Ute Gerhard: Im Schnittpunkt von Recht und Gewalt – zeitgenössische Diskurse über die Taktik der Suffragetten

16. November 2016
ab 18:30 Uhr
Aula am Campus der Universität Wien
Spitalgasse 2-4 / Hof 1.11
1090 Wien

 

Kein anderer Zweig der Frauenbewegung hat weltweit zu seiner Zeit so viel Aufsehen erregt und Nachhall in den Medien gefunden wie die englischen Suffragetten vor dem Ersten Weltkrieg. Nicht nur in den zeitgenössischen Diskursen wurde über ihre Taktik oder „Kampfesweise“ gestritten, für alle Zeit ist die Kennzeichnung als Suffragette zum Inbegriff des frauenrechtlerischen, militanten Kampfes um Gleichberechtigung und Emanzipation geworden. Die Bilder der Verhaftung von behüteten, in der Mode ihrer Zeit gekleideten Damen, die von dem britischen Bobbies weggetragen werden, gingen um die Welt und haben sich in unser historisches Gedächtnis eingegraben.

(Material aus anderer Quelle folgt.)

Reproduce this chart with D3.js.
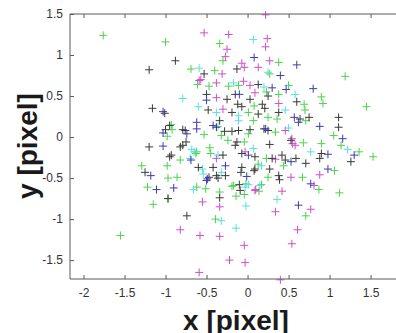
<!DOCTYPE html>
<html><head><meta charset="utf-8">
<script src="https://cdn.jsdelivr.net/npm/d3@7"></script>
<style>
html,body{margin:0;padding:0;background:#fff;}
svg{display:block;}
</style></head>
<body><svg id="c" width="396" height="333"></svg>
<script>
const xTicks = [-2,-1.5,-1,-0.5,0,0.5,1,1.5];
const xTickLabels = ["-2","-1.5","-1","-0.5","0","0.5","1","1.5"];
const yTicks = [-1.5,-1,-0.5,0,0.5,1,1.5];
const yTickLabels = ["-1.5","-1","-0.5","0","0.5","1","1.5"];
const xLabel = "x [pixel]";
const yLabel = "y [pixel]";

const greenPts = [[-1.76,1.24],[-1.0,1.16],[-0.98,0.01],[-1.29,-0.35],[-0.98,-0.35],[-1.22,-0.61],[-1.15,-0.82],[-0.97,-0.75],[-1.55,-1.20],[-0.97,-0.50],[-0.69,0.83],[-0.61,0.64],[-0.93,0.15],[-0.92,0.09],[-0.63,-0.20],[-0.82,-0.28],[-0.34,1.14],[-0.30,0.93],[-0.40,0.81],[-0.47,0.62],[-0.23,0.62],[0.38,0.91],[0.27,0.77],[-0.11,0.63],[0.50,0.63],[0.38,0.52],[0.23,0.55],[0.69,0.40],[0.08,0.38],[1.19,0.74],[0.90,0.49],[0.92,0.41],[1.45,0.37],[0.71,0.20],[1.05,0.02],[1.14,-0.10],[1.36,-0.18],[1.53,-0.24],[0.90,-0.08],[1.06,-0.41],[1.12,-0.68],[0.87,-0.64],[0.67,-0.49],[0.71,-0.96],[-0.39,-1.0],[-0.34,-0.67],[-0.14,-0.72],[-0.04,-0.70],[-0.51,-0.63],[-0.19,-0.60],[-0.02,-0.57],[0.14,-0.66],[-0.53,0.03],[-0.32,0.02],[-0.24,-0.04],[-0.62,-0.18],[-0.46,-0.13],[-0.45,-0.20],[-0.86,-0.49],[-0.62,-0.61],[-0.17,-0.59],[0.01,0.30],[0.07,0.20],[0.25,0.24],[0.36,0.22],[0.70,0.33],[0.01,0.04],[0.34,0.06],[-0.04,-0.06],[0.68,-0.07],[0.23,-0.26],[0.44,-0.35],[0.13,-0.33],[0.17,-0.58],[0.25,-0.49]];

const magentaPts = [[-0.82,-1.13],[-0.58,-1.20],[-0.59,-1.65],[-0.59,0.69],[-0.53,1.27],[-0.23,1.25],[-0.25,1.07],[-0.27,0.98],[-0.31,0.77],[-0.57,0.70],[-0.38,0.66],[-0.38,0.48],[0.22,1.49],[0.24,1.20],[0.22,1.10],[-0.07,0.90],[-0.04,0.85],[0.13,0.85],[0.27,0.93],[-0.05,0.68],[0.03,0.63],[0.09,0.54],[0.38,0.41],[0.55,-0.08],[0.88,-0.46],[0.81,-0.59],[0.53,-0.49],[0.42,-0.66],[0.77,-0.88],[0.34,-0.91],[0.61,-1.13],[0.54,-1.30],[0.40,-1.74],[-0.04,-1.32],[-0.03,-1.53],[-0.22,-1.50],[-0.34,-1.21],[-0.34,-0.85],[-0.55,-0.79],[0.10,-0.64],[-0.30,0.34],[-0.38,-0.26],[0.46,0.08],[-0.03,-0.18],[0.54,-0.02],[0.58,-0.10],[0.34,-0.27],[0.09,-0.65]];

const cyanPts = [[-0.66,-0.64],[-0.59,0.84],[-0.79,0.47],[-0.60,0.37],[-0.68,-0.15],[-0.65,-0.18],[-0.17,0.66],[0.07,1.19],[0.58,0.52],[0.77,-0.18],[1.22,-0.15],[0.36,-0.76],[-0.14,-1.11],[-0.32,-1.02],[-0.02,-0.84],[0.15,-0.59],[-0.38,0.30],[-0.11,0.20],[-0.70,-0.26],[-0.55,-0.39],[-0.54,-0.45],[-0.11,0.26],[0.46,0.33],[0.01,-0.58],[0.25,0.79],[0.20,0.61],[0.07,-0.14],[0.17,-0.35],[0.50,0.11],[-0.03,-0.61],[-0.36,0.13],[-0.36,-0.22],[-0.32,-0.43]];

const blackPts = [[-1.20,0.82],[-1.16,0.35],[-1.01,0.29],[-1.0,0.09],[-1.2,-0.12],[-1.25,-0.43],[-0.97,-0.75],[-0.74,-0.96],[-0.88,0.93],[-0.95,0.14],[-0.79,0.09],[-0.79,-0.10],[-0.75,-0.06],[-0.93,-0.22],[-0.53,0.77],[-0.13,0.83],[-0.50,0.52],[-0.25,0.46],[-0.15,0.52],[-0.12,0.40],[0.13,0.64],[0.60,0.43],[0.03,0.46],[0.18,0.40],[0.25,0.50],[0.75,0.24],[1.11,0.24],[1.11,0.12],[1.26,-0.30],[0.90,-0.20],[0.88,-0.26],[0.71,-0.32],[0.53,-0.04],[0.27,-0.09],[0.20,0.10],[0.39,-0.52],[-0.47,-0.49],[-0.36,-0.50],[-0.08,-0.43],[0.08,-0.41],[0.27,-0.39],[-0.34,-0.74],[-0.10,-0.58],[-0.48,0.33],[-0.19,0.30],[-0.34,0.20],[-0.38,0.12],[-0.76,0.08],[-0.28,0.07],[-0.19,0.07],[-0.15,-0.10],[-0.82,-0.12],[-0.95,-0.24],[-0.30,-0.22],[-0.60,-0.37],[-0.42,-0.37],[-0.38,-0.47],[-0.27,-0.47],[-0.09,-0.65],[-0.07,0.37],[0.13,0.28],[0.21,0.35],[0.38,0.30],[0.64,0.22],[-0.11,0.08],[0.03,0.09],[0.25,0.08],[-0.13,-0.06],[-0.07,-0.20],[0.09,-0.24],[0.30,-0.26],[0.42,-0.22],[0.46,-0.28],[0.59,-0.26],[-0.07,-0.37],[0.09,-0.39],[0.38,-0.47]];

const bluePts = [[-1.03,0.31],[-1.03,0.05],[-1.03,-0.11],[-1.18,-0.47],[-1.11,-0.64],[-0.90,-0.62],[-0.74,0.04],[-0.69,-0.28],[-0.50,0.45],[0.08,0.97],[0.60,0.88],[0.40,0.75],[0.30,0.60],[0.47,0.58],[-0.10,0.52],[0.80,0.59],[0.88,0.13],[0.57,0.24],[0.62,0.18],[1.16,-0.02],[1.30,-0.22],[0.98,-0.21],[0.98,-0.39],[0.77,-0.57],[0.62,-0.83],[-0.49,-0.51],[-0.42,0.14],[-0.62,0.18],[-0.62,0.10],[-0.27,-0.35],[-0.50,-0.53],[0.22,0.10],[0.01,-0.22],[0.53,-0.30],[-0.01,-0.48]];

const seriesColors = ["#4dd24d","#cc4fcc","#5cdede","#3a3a3a","#3c3cb0"];
const series = [greenPts, magentaPts, cyanPts, blackPts, bluePts];

const svg = d3.select("#c");
const L = 70, R = 396, T = 14, B = 279;
const x = d3.scaleLinear().domain([-2.165, 1.81]).range([L, R]);
const y = d3.scaleLinear().domain([-1.73, 1.5]).range([B, T]);

const axisColor = "#5a5a5a";
const font = "'Liberation Sans', Arial, Helvetica, sans-serif";

// points
const arm = 4;
series.forEach((pts, i) => {
  const g = svg.append("g").attr("stroke", seriesColors[i]).attr("stroke-width", 1).attr("fill","none");
  g.selectAll("path").data(pts).join("path")
    .attr("d", d => {
      const px = x(d[0]), py = y(d[1]);
      return `M${px-arm},${py}H${px+arm}M${px},${py-arm}V${py+arm}`;
    });
});

// axes
const xa = svg.append("g").attr("transform", `translate(0,${B})`)
  .call(d3.axisBottom(x).tickValues(xTicks).tickSize(-4).tickPadding(9)
    .tickFormat((d,i) => xTickLabels[i]));
const xt = svg.append("g").attr("transform", `translate(0,${T})`)
  .call(d3.axisTop(x).tickValues(xTicks).tickSize(-4).tickFormat(""));
const ya = svg.append("g").attr("transform", `translate(${L},0)`)
  .call(d3.axisLeft(y).tickValues(yTicks).tickSize(-4).tickPadding(7)
    .tickFormat((d,i) => yTickLabels[i]));
[xa, xt, ya].forEach(g => {
  g.select(".domain").attr("stroke", axisColor);
  g.selectAll(".tick line").attr("stroke", axisColor);
  g.selectAll(".tick text").attr("fill", "#333").style("font-family", font).style("font-size", "12px");
});
// clean domain ends
xa.select(".domain").attr("d", `M${L},0H${R}`);
xt.select(".domain").attr("d", `M${L},0H${R}`);
ya.select(".domain").attr("d", `M0,${T}V${B}`);

// labels
svg.append("text").attr("x", 236).attr("y", 330).attr("text-anchor","middle")
  .style("font-family", font).style("font-weight","bold").style("font-size","28px").attr("fill","#1a1a1a")
  .text(xLabel);
svg.append("text").attr("transform","translate(37,146) rotate(-90)").attr("text-anchor","middle")
  .style("font-family", font).style("font-weight","bold").style("font-size","28px").attr("fill","#1a1a1a")
  .text(yLabel);
</script></body></html>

Der Vortrag rekonstruiert die Geschichte der Suffragetten als Teil einer international organisierten und zugleich transnationalen Stimmrechtsbewegung. Er diskutiert die vielfältigen und neuen Formen des Widerstands, die Inszenierung ihrer Proteste in der Öffentlichkeit mit Methoden des heute sog. zivilen Ungehorsams, die erst angesichts einer unnachgiebigen Staatsmacht und brutaler Polizeieinsätze zunehmend in Militanz umschlagen. Die schwierige Frage nach dem Verhältnis von Recht und Gewalt wurde virulent mit dem Ausbruch des Weltkrieges. Während die radikalen Pazifistinnen, die auf dem Haager Friedenskongress 1915 für die Verknüpfung von Frauenrechten und Friedensarbeit („für die Gewalt des Rechts gegen das Recht der Gewalt“) eintraten, führte die Radikalität der führenden Suffragetten ohne demokratische Rücksichten unmittelbar in den Dienst für das Vaterland, wurde das Vereinsorgan „Suffragette“ zur gleichen Zeit durch das patriotische Blatt „Britannia“ ersetzt. Es zeigt sich, Radikalität kann Unterschiedliches bedeuten.

 

Ute Gerhard, Dr.in phil., Studium der Rechtswissenschaften, Soziologie und Geschichte. Professorin Emerita für Soziologie an der Goethe-Universität Frankfurt/Main. Gründungsdirektorin des Cornelia Goethe Centrums für Frauenstudien und die Erforschung der Geschlechterverhältnisse in Frankfurt. Forschungen in den Bereichen Geschichte und Theorie des Feminismus, Europäische Sozialpolitik, Rechtsgeschichte und Rechtssoziologie.